When I received my CDL 16 years ago, I logged relatively few hours operating the truck. I’ve known that if I were to turn to hauling, I would need plenty of behind the wheel experience in a variety of settings before going solo over the road.
Overdrive polling shows the vast majority of readers also feel it’s a no-brainer that entry-level driver training should include a significant number of BTW hours. The Federal Motor Carrier Safety Administration and industry stakeholders in a negotiated rulemaking committee originally set that at 30. But the agency has since withdrawn that requirement from the final training rule. Instead, trainers are supposed to assess the trainee’s performance to see if it’s adequate.
One of two main objections to the 30-hour minimum is that no data clearly ties accidents to lack of BTW training. Studies are under way that might provide that data, but in the meantime, why not opt on the side of caution? If studies later prove there is no correlation, revisit the rule.
The other objection is that individuals learn at different rates, so a skills-based requirement makes more sense. That’s what American Trucking Associations spokesman Bill Sullivan uses to side with FMCSA, saying “skills, not simply time spent in a classroom or behind the wheel, should be the deciding factor.” Ultimately, yes, that should be the deciding factor, but why can’t BTW time also be weighted heavily?
Consider a student who’s cut a lot of classes and goofs off when he does attend. He’s a good test-taker, so he crams for the exams and passes. But his level of mastery won’t compare to that of the student who’s attended all classes and done all the homework and reading. Mastery of driving a heavy-duty truck, like mastering most things in life, requires baptism by immersion, not sprinkling.

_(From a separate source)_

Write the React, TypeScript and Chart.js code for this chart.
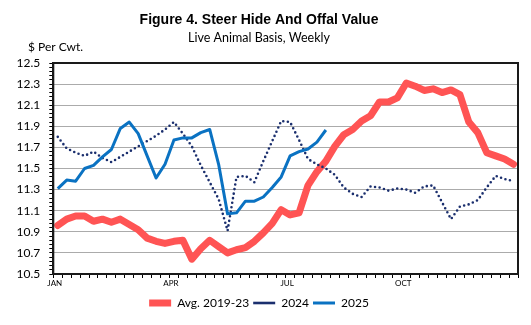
import React, { useEffect, useRef } from 'react';
import { Chart, registerables } from 'chart.js';

Chart.register(...registerables);

// ---- data (weekly, $ per cwt) ----
const monthLabels = ['JAN', 'APR', 'JUL', 'OCT'];
const monthWeekIndex = [0, 13, 26, 39];
const weekCount = 52;

const avg2019_23 = [
  10.96, 11.02, 11.05, 11.05, 11.0, 11.02, 10.99, 11.02, 10.97, 10.92,
  10.84, 10.81, 10.79, 10.81, 10.82, 10.64, 10.74, 10.82, 10.76, 10.7,
  10.73, 10.75, 10.81, 10.89, 10.98, 11.11, 11.06, 11.08, 11.34, 11.47,
  11.57, 11.71, 11.82, 11.87, 11.95, 12.0, 12.13, 12.13, 12.17, 12.31,
  12.28, 12.24, 12.255, 12.22, 12.245, 12.2, 11.94, 11.84, 11.65, 11.62,
  11.59, 11.54,
];

const y2024 = [
  11.8, 11.69, 11.65, 11.62, 11.66, 11.6, 11.56, 11.61, 11.66, 11.71,
  11.76, 11.81, 11.87, 11.94, 11.83, 11.71, 11.53, 11.37, 11.21, 10.91,
  11.42, 11.43, 11.37, 11.57, 11.76, 11.95, 11.94, 11.77, 11.59, 11.54,
  11.5, 11.44, 11.32, 11.26, 11.23, 11.33, 11.32, 11.29, 11.31, 11.3,
  11.27, 11.33, 11.34, 11.18, 11.02, 11.14, 11.16, 11.2, 11.32, 11.43,
  11.4, 11.38,
];

const y2025 = [
  11.31, 11.39, 11.38, 11.5, 11.53, 11.61, 11.68, 11.88, 11.94, 11.83,
  11.62, 11.41, 11.54, 11.77, 11.79, 11.79, 11.84, 11.87, 11.54, 11.07,
  11.08, 11.19, 11.19, 11.23, 11.32, 11.42, 11.62, 11.66, 11.685, 11.75,
  11.865,
];

const yMin = 10.5;
const yMax = 12.5;
const yMajorStep = 0.2;
const yMinorStep = 0.04;

const categories: string[] = Array.from({ length: weekCount }, (_, i) => {
  const k = monthWeekIndex.indexOf(i);
  return k >= 0 ? monthLabels[k] : '';
});

const isMajor = (v: number) => {
  const q = (v - yMin) / yMajorStep;
  return Math.abs(q - Math.round(q)) < 1e-6;
};

const framePlugin = {
  id: 'frame',
  afterDatasetsDraw(chart: any) {
    const { ctx, chartArea: a } = chart;
    ctx.save();
    ctx.strokeStyle = '#1a1a1a';
    ctx.lineWidth = 2;
    ctx.strokeRect(a.left, a.top, a.right - a.left, a.bottom - a.top);
    ctx.restore();
  },
  afterDraw(chart: any) {
    const { ctx } = chart;
    ctx.save();
    ctx.fillStyle = '#000';
    ctx.font = '12px Lato';
    ctx.textBaseline = 'middle';
    ctx.textAlign = 'left';
    ctx.fillText('$ Per Cwt.', 28, 47);
    ctx.restore();
  },
};

export default function App() {
  const ref = useRef<HTMLCanvasElement | null>(null);

  useEffect(() => {
    if (!ref.current) return;
    const chart = new Chart(ref.current, {
      type: 'line',
      data: {
        labels: categories,
        datasets: [
          {
            label: 'Avg. 2019-23',
            data: avg2019_23,
            borderColor: '#FF5454',
            backgroundColor: '#FF5454',
            borderWidth: 7,
            borderCapStyle: 'round',
            borderJoinStyle: 'round',
            pointRadius: 0,
            tension: 0,
            order: 3,
          },
          {
            label: '2024',
            data: y2024,
            borderColor: '#1B2F6E',
            backgroundColor: '#1B2F6E',
            borderWidth: 2.6,
            borderDash: [0, 4.6],
            borderCapStyle: 'round',
            pointRadius: 0,
            tension: 0,
            order: 2,
          },
          {
            label: '2025',
            data: y2025,
            borderColor: '#0A72C2',
            backgroundColor: '#0A72C2',
            borderWidth: 3,
            borderJoinStyle: 'round',
            pointRadius: 0,
            tension: 0,
            order: 1,
          },
        ] as any,
      },
      plugins: [framePlugin],
      options: {
        responsive: false,
        animation: false,
        layout: { padding: { top: 0, left: 0, right: 13, bottom: 6 } },
        plugins: {
          title: {
            display: true,
            text: 'Figure 4. Steer Hide And Offal Value',
            color: '#000',
            font: { family: "'Liberation Sans', Arial", size: 14, weight: 'bold' },
            padding: { top: 11.6, bottom: 1.8 },
          },
          subtitle: {
            display: true,
            text: 'Live Animal Basis, Weekly',
            color: '#000',
            font: { family: 'Lato', size: 12.5 },
            padding: { top: 0, bottom: 17.8 },
          },
          legend: {
            position: 'bottom',
            labels: {
              usePointStyle: true,
              pointStyle: 'line',
              pointStyleWidth: 22,
              color: '#000',
              font: { family: 'Lato', size: 12 },
              padding: 4,
              sort: (a: any, b: any) => a.datasetIndex - b.datasetIndex,
            },
          },
          tooltip: { enabled: false },
        },
        scales: {
          x: {
            type: 'category',
            offset: true,
            afterFit: (s: any) => {
              s.height = 19;
            },
            grid: {
              offset: true,
              drawOnChartArea: false,
              drawTicks: true,
              tickLength: 4,
              tickColor: '#000',
            },
            border: { display: true, color: '#1a1a1a', width: 2 },
            ticks: {
              autoSkip: false,
              maxRotation: 0,
              minRotation: 0,
              padding: 1,
              labelOffset: -3,
              color: '#000',
              font: { family: 'Lato', size: 8 },
            },
          },
          y: {
            min: yMin,
            max: yMax,
            afterFit: (s: any) => {
              s.width = 53.3;
            },
            grid: {
              color: (c: any) => (c.tick && isMajor(c.tick.value) ? '#ababab' : 'rgba(0,0,0,0)'),
              lineWidth: 1,
              drawTicks: true,
              tickLength: 4,
              tickColor: '#000',
            },
            border: { display: true, color: '#1a1a1a', width: 2 },
            ticks: {
              stepSize: yMinorStep,
              autoSkip: false,
              padding: 9,
              color: '#000',
              font: { family: 'Lato', size: 12 },
              callback: (v: any) => (isMajor(Number(v)) ? Number(v).toFixed(1) : ''),
            },
          },
        },
      } as any,
    });
    return () => chart.destroy();
  }, []);

  return (
    <div style={{ position: 'absolute', left: 0, top: 0, width: 531, height: 325 }}>
      <canvas ref={ref} width={531} height={325} />
    </div>
  );
}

As a reminder of who many of these driver trainees are, consider a recent report from the AAA Foundation for Traffic Safety. It found that those aged 19-24 are more likely than other drivers to read and write text messages while driving and are less likely to support restrictions on distracted driving. Extended BTW hours might wake up young CDL trainees to the vigilance required to do their jobs safely.
FMCSA has embraced regulations as complicated and expensive as mandating the use of electronic logging devices, and as simple as banning texting while driving. It’s sadly ironic that the agency charged with improving trucking safety would rely on lame excuses to shrug its shoulders at a simple, common-sense way to shore up safety.